Red Koopa Troopa and Paratroopa: Move left/right or up/down within two points.
Spiny Egg: Fall
Podobo (fireball) and flying Cheep Cheep: arc
Bullet Bill, swimming Cheep Cheep: Straight line
Firebar: Spin
Piranha Plant and Bill Blaster: Timer with minimum distance

The remaining characters (blooper, hammer bro, lakitu, and Bowser) all have a slighly more involved AI, but these are all in the beginner or intermediate level.



On to my view of the sorted list:

* Hangman: beginner. Sometimes used in schools for string manipulation.
* Tic-Tac-Toe: Game logic: beginner. AI: intermediate. The AI is frequently used in schools.
* Connect Four: Game logic: beginner/intermediate. AI: Advanced
* Checkers: Game logic: Intermediate. AI: Advanced/expert. A proper AI needs to rank risk vs rewards and use the logic of forced choice, but a simple AI can use minimax.
* Battleship: Advanced
* Chess: Game logic: Advanced. AI: expert. There are occasional research papers on the chess AI.
* Go: Game logic: beginner/intermediate. AI: very expert. You can still easily write doctoral dissertations on Go AI.
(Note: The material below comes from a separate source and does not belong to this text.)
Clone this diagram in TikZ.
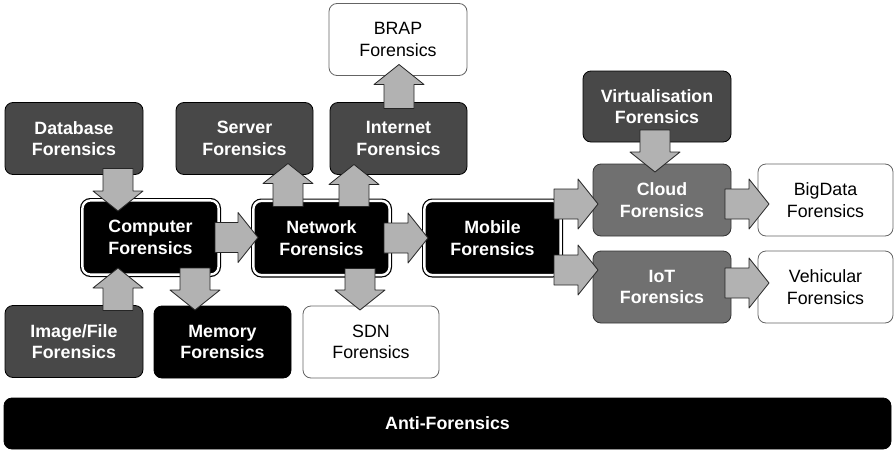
\documentclass[tikz,border=0pt]{standalone}
\usepackage{fontspec}
\setmainfont{Liberation Sans}
\usetikzlibrary{calc}

\definecolor{boxdark}{RGB}{72,72,72}
\definecolor{boxmid}{RGB}{112,112,112}
\definecolor{arrowfill}{RGB}{178,178,178}
\definecolor{edgegray}{RGB}{100,100,100}

% thick block arrow from #1 to #2: shaft 30pt, head 50pt wide and 20pt long
\newcommand\blockarrow[2]{%
  \draw[flowarrow] let \p1=#1, \p2=#2,
    \n1={atan2(\y2-\y1,\x2-\x1)}, \n2={veclen(\x2-\x1,\y2-\y1)} in
    [shift={(\p1)}, rotate=\n1]
    (0pt,-15pt) -- ({\n2*1pt-20pt},-15pt) -- ({\n2*1pt-20pt},-25pt)
    -- ({\n2*1pt},0pt) -- ({\n2*1pt-20pt},25pt) -- ({\n2*1pt-20pt},15pt)
    -- (0pt,15pt) -- cycle;
}

\tikzset{
  txt/.style={font=\fontsize{17.8}{21.7}\selectfont},
  btxt/.style={font=\fontsize{17.8}{21.7}\selectfont\bfseries},
  box/.style={rounded corners=8pt, minimum width=138pt, minimum height=72pt,
    align=center, inner sep=0pt, outer sep=0pt, line width=0.8pt},
  darkbox/.style={box, btxt, fill=boxdark, draw=black, text=white},
  midbox/.style={box, btxt, fill=boxmid, draw=black!80, text=white},
  blackbox/.style={box, btxt, fill=black, draw=black, text=white},
  whitebox/.style={box, txt, fill=white, draw=edgegray, text=black},
  dblbox/.style={box, btxt, fill=black, draw=black, text=white,
    line width=1.2pt, double=white, double distance=2.4pt, outer sep=2.4pt,
    minimum width=136.2pt, minimum height=74.2pt},
  flowarrow/.style={fill=arrowfill, draw=black!85, line width=0.8pt, line join=round}
}

\begin{document}
\begin{tikzpicture}[x=1pt, y=-1pt]
\useasboundingbox (0,0) rectangle (894,450);

% left group
\node[darkbox] (db)  at (74,138.5)  {Database\\Forensics};
\node[dblbox]  (comp) at (150.5,237.5) {Computer\\Forensics};
\node[darkbox] (img) at (74,341.5)  {Image/File\\Forensics};
\node[blackbox, minimum width=137pt] (mem) at (222.5,342) {Memory\\Forensics};

% network group
\node[darkbox, minimum width=137pt] (srv) at (244.5,138.5) {Server\\Forensics};
\node[darkbox, minimum width=137pt] (inet) at (398.5,138.5) {Internet\\Forensics};
\node[whitebox] (brap) at (398,39.5) {BRAP\\Forensics};
\node[dblbox] (net) at (321.5,238) {Network\\Forensics};
\node[whitebox, minimum width=136pt] (sdn) at (371,342) {SDN\\Forensics};

% mobile group
\node[dblbox] (mob) at (492.5,238) {Mobile\\Forensics};
\node[darkbox, minimum width=148pt, minimum height=71pt] (virt) at (657,106.5) {Virtualisation\\Forensics};
\node[midbox] (cloud) at (662,200) {Cloud\\Forensics};
\node[midbox] (iot) at (662,287) {IoT\\Forensics};
\node[whitebox, minimum width=135pt] (big) at (825.5,200) {BigData\\Forensics};
\node[whitebox, minimum width=135pt] (veh) at (825.5,287) {Vehicular\\Forensics};

% bottom bar
\node[blackbox, minimum width=887pt, minimum height=51pt] (anti) at (447.5,423.5) {Anti-Forensics};

% connectors
\blockarrow{($(db.south)+(44,-6)$)}{($(comp.north)+(-32.5,13)$)}
\blockarrow{($(img.north)+(44,5)$)}{($(comp.south)+(-32.5,-9)$)}
\blockarrow{($(comp.south)+(44.5,-9)$)}{($(mem.north)+(-27.5,4)$)}
\blockarrow{($(comp.east)+(-6,0)$)}{($(net.west)+(7,-0.5)$)}
\blockarrow{($(net.north)+(-33.5,8)$)}{($(srv.south)+(43.5,-11)$)}
\blockarrow{($(net.north)+(32.5,8)$)}{($(inet.south)+(-44.5,-10)$)}
\blockarrow{($(inet.north)+(0.5,6)$)}{($(brap.south)+(1,-11)$)}
\blockarrow{($(net.south)+(38.5,-9)$)}{($(sdn.north)+(-11,4)$)}
\blockarrow{($(net.east)+(-8,0)$)}{($(mob.west)+(6,0)$)}
\blockarrow{($(mob.east)+(-9,-34)$)}{($(cloud.west)+(5,4)$)}
\blockarrow{($(mob.east)+(-9,32)$)}{($(iot.west)+(5,-17)$)}
\blockarrow{($(virt.south)+(-2,-12)$)}{($(cloud.north)+(-7,8)$)}
\blockarrow{($(cloud.east)+(-6,4)$)}{($(big.west)+(11,4)$)}
\blockarrow{($(iot.east)+(-6,-4)$)}{($(veh.west)+(11,-4)$)}
\end{tikzpicture}
\end{document}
Implementing a tic tac toe AI with an expert (i.e. rules based) system is no use for learning though, you want to use it to learn about minimax and related algorithms, which you can then use as a platform to move onto reversi, connect4, checkers, chess, etc.

Didn't mean rules in the sense of rule-based expert system. I meant rules in the sense of what each item in the following is:


  • Win: If the player has two in a row, they can place a third to get three in a row.
  • Block: If the [opponent] has two in a row, the player must play the third themself to block the opponent.
  • Fork: Creation of an opportunity where the player has two threats to win (two non-blocked lines of 2).
  • Blocking an opponent's fork:
    • Option 1: The player should create two in a row to force the opponent into defending, as long as it doesn't result in them creating a fork. For example, if "X" has a corner, "O" has the center, and "X" has the opposite corner as well, "O" must not play a corner in order to win. (Playing a corner in this scenario creates a fork for "X" to win.)

    • Option 2: If there is a configuration where the opponent can fork, the player should block that fork

  • Center: A player marks the center. (If it is the first move of the game, playing on a corner gives "O" more opportunities to make a mistake and may therefore be the better choice; however, it makes no difference between perfect players.)
  • Opposite corner: If the opponent is in the corner, the player plays the opposite corner.
  • Empty corner: The player plays in a corner square.
  • Empty side: The player plays in a middle square on any of the 4 sides.

which I think an "advanced beginner" should be able to do.